Class KafkaBolt<K,​V>

  • All Implemented Interfaces:
    Serializable, IBolt, IComponent, IRichBolt

    public class KafkaBolt<K,​V>
    extends BaseTickTupleAwareRichBolt
    Bolt implementation that can send Tuple data to Kafka.

    Most configuration for this bolt should be through the various setter methods in the bolt. For backwards compatibility it supports the producer configuration and topic to be placed in the storm config under

    'kafka.broker.properties' and 'topic'

    respectively.

    See Also:
    Serialized Form
    • Constructor Detail

      • KafkaBolt

        public KafkaBolt()
    • Method Detail

      • withTopicSelector

        public KafkaBolt<K,​V> withTopicSelector​(String topic)
        Set the messages to be published to a single topic.
        Parameters:
        topic - the topic to publish to
        Returns:
        this
      • withProducerProperties

        public KafkaBolt<K,​V> withProducerProperties​(Properties producerProperties)
      • withProducerCallback

        public KafkaBolt<K,​V> withProducerCallback​(PreparableCallback producerCallback)
        Sets a user defined callback for use with the KafkaProducer.
        Parameters:
        producerCallback - user defined callback
        Returns:
        this
      • prepare

        public void prepare​(Map<String,​Object> topoConf,
                            TopologyContext context,
                            OutputCollector collector)
        Description copied from interface: IBolt
        Called when a task for this component is initialized within a worker on the cluster. It provides the bolt with the environment in which the bolt executes.

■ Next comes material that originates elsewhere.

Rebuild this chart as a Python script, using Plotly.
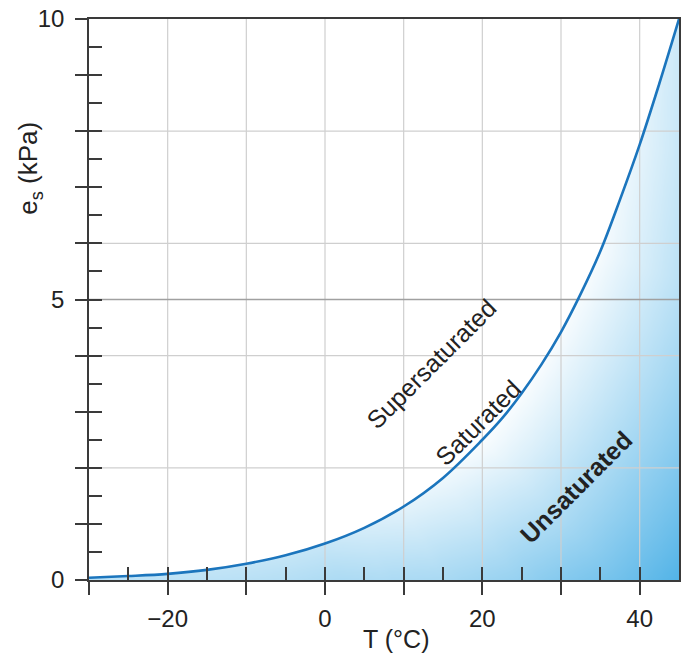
import numpy as np
import plotly.graph_objects as go

# ---------------- data ----------------
T_C = [-30, -25, -20, -15, -10, -5, 0, 5, 10, 15, 20, 22.5, 25, 27.5, 30, 32.5, 35,
       37.5, 40, 42.5, 45]
ES_KPA = [0.04, 0.07, 0.11, 0.18, 0.29, 0.44, 0.65, 0.93, 1.31, 1.82, 2.5, 2.88, 3.33,
          3.84, 4.42, 5.1, 5.86, 6.78, 7.76, 8.85, 10.0]

X_TICKS_MAJOR = [-30, -20, -10, 0, 10, 20, 30, 40]
X_TICK_TEXT = [' ', '\u221220', ' ', '0', ' ', '20', ' ', '40']
X_TICKS_MINOR = list(range(-30, 46, 5))
Y_TICKS_MAJOR = list(range(0, 11))
Y_TICK_TEXT = ['0', ' ', ' ', ' ', ' ', '5', ' ', ' ', ' ', ' ', '10']
Y_TICKS_MINOR = [i * 0.5 for i in range(21)]
GRID_X = [-20, -10, 0, 10, 20, 30, 40]
GRID_Y_LIGHT = [2, 4, 6, 8]
GRID_Y_DARK = [5]

LABEL_TEXT = ['Supersaturated', 'Saturated', '<b>Unsaturated</b>']
LABEL_T = [13.5, 19.4, 31.9]
LABEL_E = [3.85, 2.8, 1.66]

X_RANGE = [-30, 45]
Y_RANGE = [0, 10]

# ---------------- styling ----------------
FONT = 'Liberation Sans, Arial, Helvetica, sans-serif'
TXT = '#222222'
AXC = '#3a3a3a'
CURVE = '#1b75bd'
GRID = '#cfcfcf'
GRID_DARK = '#a0a0a0'
W, H = 686, 654
ML, MR, MT, MB = 89, 5, 15, 74
PX_PER_C = (W - ML - MR) / (X_RANGE[1] - X_RANGE[0])
PX_PER_KPA = (H - MT - MB) / (Y_RANGE[1] - Y_RANGE[0])

# background gradient (style only): blue increases with on-screen distance from the curve
tg = np.linspace(X_RANGE[0], X_RANGE[1], 161)
eg = np.linspace(Y_RANGE[0], Y_RANGE[1], 131)
TT, EE = np.meshgrid(tg, eg)
dT = np.linspace(X_RANGE[0], X_RANGE[1], 500)
dE = np.interp(dT, T_C, ES_KPA)
dmin = np.full(TT.shape, np.inf)
tnear = np.zeros(TT.shape)
for t, e in zip(dT, dE):
    d = np.hypot((TT - t) * PX_PER_C, (EE - e) * PX_PER_KPA)
    m = d < dmin
    dmin = np.where(m, d, dmin)
    tnear = np.where(m, t, tnear)
base = np.interp(tnear, [-30, 0, 10, 20, 35, 40, 45], [0.35, 0.3, 0.15, 0.03, 0.05, 0.14, 0.27])
shade = np.clip(dmin / 270.0 + base, 0, 1)

fig = go.Figure()
fig.add_trace(go.Heatmap(x=tg, y=eg, z=shade, zmin=0, zmax=1, zsmooth='best',
                         colorscale=[[0, '#ffffff'], [1, '#44ade5']],
                         showscale=False, hoverinfo='skip'))
# white region above the curve
fig.add_trace(go.Scatter(x=X_RANGE, y=[Y_RANGE[1], Y_RANGE[1]], mode='lines',
                         line=dict(width=0), hoverinfo='skip', showlegend=False))
fig.add_trace(go.Scatter(x=T_C, y=ES_KPA, mode='lines', fill='tonexty', fillcolor='#ffffff',
                         line=dict(width=0, shape='spline'), hoverinfo='skip', showlegend=False))


def vlines(vals):
    xs, ys = [], []
    for v in vals:
        xs += [v, v, None]
        ys += [Y_RANGE[0], Y_RANGE[1], None]
    return xs, ys


def hlines(vals):
    xs, ys = [], []
    for v in vals:
        xs += [X_RANGE[0], X_RANGE[1], None]
        ys += [v, v, None]
    return xs, ys


gx, gy = vlines(GRID_X)
fig.add_trace(go.Scatter(x=gx, y=gy, mode='lines', line=dict(color=GRID, width=1.2),
                         hoverinfo='skip', showlegend=False))
gx, gy = hlines(GRID_Y_LIGHT)
fig.add_trace(go.Scatter(x=gx, y=gy, mode='lines', line=dict(color=GRID, width=1.2),
                         hoverinfo='skip', showlegend=False))
gx, gy = hlines(GRID_Y_DARK)
fig.add_trace(go.Scatter(x=gx, y=gy, mode='lines', line=dict(color=GRID_DARK, width=1.4),
                         hoverinfo='skip', showlegend=False))

# saturation curve
fig.add_trace(go.Scatter(x=T_C, y=ES_KPA, mode='lines',
                         line=dict(color=CURVE, width=2.6, shape='spline'),
                         hoverinfo='skip', showlegend=False))

# invisible trace to activate the overlay axes (inside ticks)
fig.add_trace(go.Scatter(x=[X_RANGE[0]], y=[Y_RANGE[0]], xaxis='x2', yaxis='y2', mode='markers',
                         marker=dict(opacity=0), hoverinfo='skip', showlegend=False))

for txt, t, e in zip(LABEL_TEXT, LABEL_T, LABEL_E):
    fig.add_annotation(x=t, y=e, text=txt, showarrow=False, textangle=-45,
                       font=dict(family=FONT, size=25, color=TXT))

fig.add_annotation(xref='paper', yref='paper', x=-0.10, y=0.733, text='e<sub>s</sub> (kPa)',
                   textangle=-90, showarrow=False, xanchor='center', yanchor='middle',
                   font=dict(family=FONT, size=26, color=TXT))
fig.add_annotation(xref='paper', yref='paper', x=0.52, y=-0.106, text='T (\u00b0C)',
                   showarrow=False, xanchor='center', yanchor='middle',
                   font=dict(family=FONT, size=25, color=TXT))

fig.update_layout(
    width=W, height=H,
    margin=dict(l=ML, r=MR, t=MT, b=MB),
    paper_bgcolor='white', plot_bgcolor='white',
    showlegend=False,
    xaxis=dict(range=X_RANGE, showgrid=False, zeroline=False, showline=True, mirror=True,
               linecolor=AXC, linewidth=1.6, ticks='outside', ticklen=13, tickwidth=1.5,
               tickcolor=AXC, tickvals=X_TICKS_MAJOR, ticktext=X_TICK_TEXT,
               ticklabelstandoff=3,
               tickfont=dict(family=FONT, size=24, color=TXT)),
    yaxis=dict(range=Y_RANGE, showgrid=False, zeroline=False, showline=True, mirror=True,
               linecolor=AXC, linewidth=1.6, ticks='outside', ticklen=12, tickwidth=1.5,
               tickcolor=AXC, tickvals=Y_TICKS_MAJOR, ticktext=Y_TICK_TEXT,
               ticklabelstandoff=6,
               tickfont=dict(family=FONT, size=24, color=TXT)),
    xaxis2=dict(range=X_RANGE, overlaying='x', anchor='y', side='bottom', showgrid=False,
                zeroline=False, showline=False, ticks='inside', ticklen=13, tickwidth=1.5,
                tickcolor=AXC, tickvals=X_TICKS_MINOR, showticklabels=False),
    yaxis2=dict(range=Y_RANGE, overlaying='y', anchor='x', side='left', showgrid=False,
                zeroline=False, showline=False, ticks='inside', ticklen=13, tickwidth=1.5,
                tickcolor=AXC, tickvals=Y_TICKS_MINOR, showticklabels=False),
)

fig.write_html('out.html', config={'displayModeBar': False},
               post_script="document.body.style.margin='0';document.body.style.overflow='hidden';")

        This includes the:

        Parameters:
        topoConf - The Storm configuration for this bolt. This is the configuration provided to the topology merged in with cluster configuration on this machine.
        context - This object can be used to get information about this task's place within the topology, including the task id and component id of this task, input and output information, etc.
        collector - The collector is used to emit tuples from this bolt. Tuples can be emitted at any time, including the prepare and cleanup methods. The collector is thread-safe and should be saved as an instance variable of this bolt object.
      • mkProducer

        protected org.apache.kafka.clients.producer.Producer<K,​V> mkProducer​(Properties props)
        Intended to be overridden for tests. Make the producer with the given props
      • declareOutputFields

        public void declareOutputFields​(OutputFieldsDeclarer declarer)
        Description copied from interface: IComponent
        Declare the output schema for all the streams of this topology.
        Parameters:
        declarer - this is used to declare output stream ids, output fields, and whether or not each output stream is a direct stream
      • cleanup

        public void cleanup()
        Description copied from interface: IBolt
        Called when an IBolt is going to be shutdown. Storm will make a best-effort attempt to call this if the worker shutdown is orderly. The Config.SUPERVISOR_WORKER_SHUTDOWN_SLEEP_SECS setting controls how long orderly shutdown is allowed to take. There is no guarantee that cleanup will be called if shutdown is not orderly, or if the shutdown exceeds the time limit.

        The one context where cleanup is guaranteed to be called is when a topology is killed when running Storm in local mode.

        Specified by:
        cleanup in interface IBolt
        Overrides:
        cleanup in class BaseRichBolt
      • setFireAndForget

        public void setFireAndForget​(boolean fireAndForget)
        If set to true the bolt will assume that sending a message to kafka will succeed and will ack the tuple as soon as it has handed the message off to the producer API if false (the default) the message will be acked after it was successfully sent to kafka or failed if it was not successfully sent.
        Parameters:
        fireAndForget - whether the bolt should fire and forget
      • setAsync

        public void setAsync​(boolean async)
        If set to true(the default) the bolt will not wait for the message to be fully sent to Kafka before getting another tuple to send.
        Parameters:
        async - true to have multiple tuples in flight to kafka, else false.